Some of the stone making up the triangular-stacked cairns comes from the very convent Mary MacKillop built for her nuns in Mitcham. The four-year-long process to build the cairns has revealed a deep connection between Australia’s first saint and the Presbyterian matriarch of one of Adelaide’s wealthiest pioneering families.
“Mary’s relationship with Joanna Barr Smith and the Barr Smith family was a significant and treasured one for both Mary and Joanna,” said State Provincial Leader of the Sisters of Saint Joseph Sister Marion Gambin. “It was a friendship that lasted a life time,” she said.
Joanna and Robert Barr Smith were well known for their generous donations to the University of Adelaide, the art gallery and many more Adelaide charities and institutions.
St Mary of the Cross MacKillop and Joanna met some time after Mary arrived in Adelaide from Penola in 1867 and before she established a women’s refuge in Mitcham in 1870. Robert and Joanna, who lived a short distance away at Torrens Park, assisted Mary in running the Mitcham Refuge to help rehabilitate and provide life skills to outcast women – unmarried mothers, prostitutes and former prisoners.
Mary was in her late 20s, as was Joanna. Joanna was born in Scotland and Mary’s ancestry too is Scottish.
Their friendship lasted almost four decades and ended only with the death of Mary in Sydney in 1909. In that time, the friends wrote many letters to one another.

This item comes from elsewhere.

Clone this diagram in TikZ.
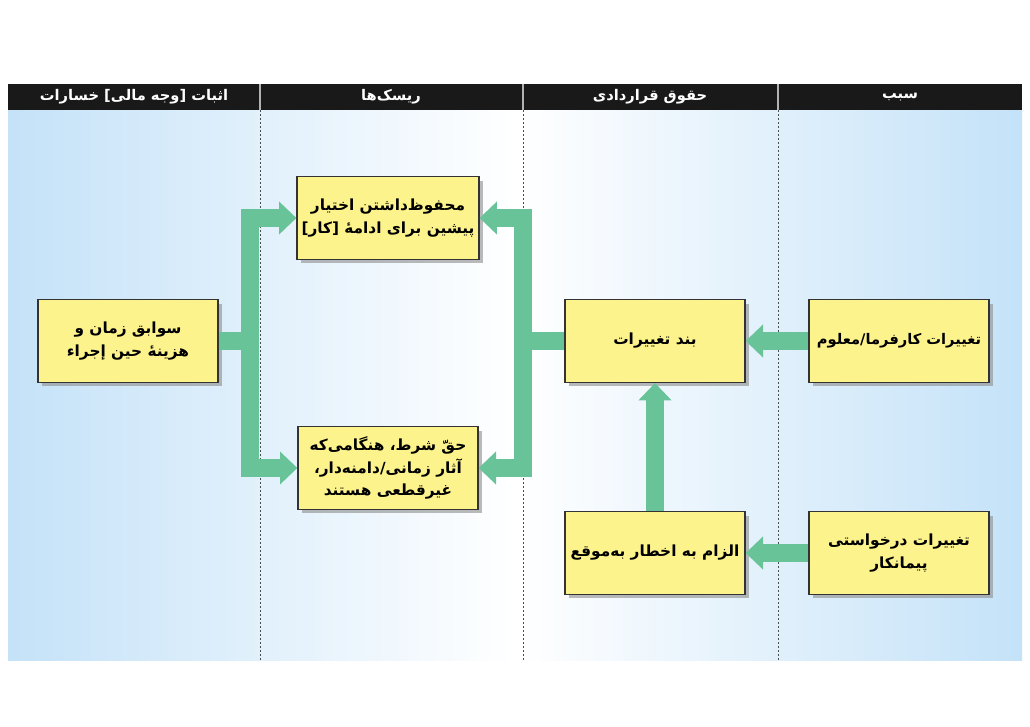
\documentclass[tikz,border=0pt]{standalone}
\usepackage{fontspec}
\usetikzlibrary{arrows.meta,shadows}
\TeXXeTstate=1
\newfontfamily\arabicfont[Script=Arabic]{DejaVu Sans}
\newcommand{\ar}[1]{\beginR #1\endR}
\definecolor{flowc}{RGB}{104,196,152}
\definecolor{boxc}{RGB}{253,243,140}
\definecolor{bgblue}{RGB}{196,226,248}
\tikzset{
  box/.style={draw=black!80,line width=1pt,fill=boxc,minimum width=135pt,minimum height=62pt,align=center,font=\arabicfont\bfseries\fontsize{11.5}{17}\selectfont,drop shadow={shadow xshift=3pt,shadow yshift=-3pt,fill=black!45,opacity=0.6}},
  head/.style={text=white,font=\arabicfont\bfseries\fontsize{11}{13}\selectfont},
  flow/.style={draw=flowc,line width=13.5pt},
  flowa/.style={flow,-{Triangle[width=24pt,length=13pt]}},
  divl/.style={draw=black!70,dashed,dash pattern=on 1.5pt off 1.5pt,line width=0.7pt}
}
\begin{document}
\begin{tikzpicture}[x=0.75pt,y=-0.75pt]
\useasboundingbox (0,0) rectangle (1030,726);
\fill[white] (0,0) rectangle (1030,726);
\shade[left color=bgblue,right color=bgblue,middle color=white] (8,110) rectangle (1022,660);
\fill[black!90] (8,84) rectangle (1022,110);
\foreach \x in {260,523,778}{\draw[white!70!black,line width=1pt] (\x,84)--(\x,110); \draw[divl] (\x,110)--(\x,660);}
\node[head] (h1) at (134,97) {\ar{اثبات [وجه مالی] خسارات}};
\node[head] (h2) at (391,97) {\ar{ریسک‌ها}};
\node[head] (h3) at (650,97) {\ar{حقوق قراردادی}};
\node[head] (h4) at (900,97) {\ar{سبب}};
% boxes
\node[box] (L) at (128,341) {\ar{سوابق زمان و}\\\ar{هزینهٔ حین إجراء}};
\node[box] (T) at (388,218) {\ar{محفوظ‌داشتن اختیار}\\\ar{پیشین برای ادامهٔ [کار]}};
\node[box] (B) at (388,468) {\ar{حقّ شرط، هنگامی‌که}\\\ar{آثار زمانی/دامنه‌دار،}\\\ar{غیرقطعی هستند}};
\node[box] (C) at (655,341) {\ar{بند تغییرات}};
\node[box,font=\arabicfont\bfseries\fontsize{11}{17}\selectfont] (R) at (899,341) {\ar{تغییرات کارفرما/معلوم}};
\node[box] (BC) at (655,553) {\ar{الزام به اخطار به‌موقع}};
\node[box] (BR) at (899,553) {\ar{تغییرات درخواستی}\\\ar{پیمانکار}};
% connectors
\coordinate (jl) at (250,341);
\coordinate (jr) at (523,341);
\draw[flow] (L.east) -- (jl);
\draw[flowa] (jl) |- (T.west);
\draw[flowa] (jl) |- (B.west);
\draw[flow] (C.west) -- (jr);
\draw[flowa] (jr) |- (T.east);
\draw[flowa] (jr) |- (B.east);
\draw[flowa] (R.west) -- (C.east);
\draw[flowa] (BR.west) -- (BC.east);
\draw[flowa] (BC.north) -- (C.south);
\end{tikzpicture}
\end{document}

“It is clearly evident by the letters written between these two women that theirs was a strong and close relationship,” said Mitcham Mayor Michael Picton.
"In a letter written by Joanna in 1873, she closes: ‘I can only send you these brief lines dear Sister Mary and explain my sad position. I wish you a very happy New Year and a speedy reunion with your beloved helpmeets in the South. Ever your attached friend Joanna Barr Smith’,” he said.
“And in return Mary closes: ‘But I must stop. Forgive me if I have said too much, you know I love your soul, and that I cannot be false to it. Believe me dearest Mrs Smith, affectionately yours in JMJ Mary of the Cross’.”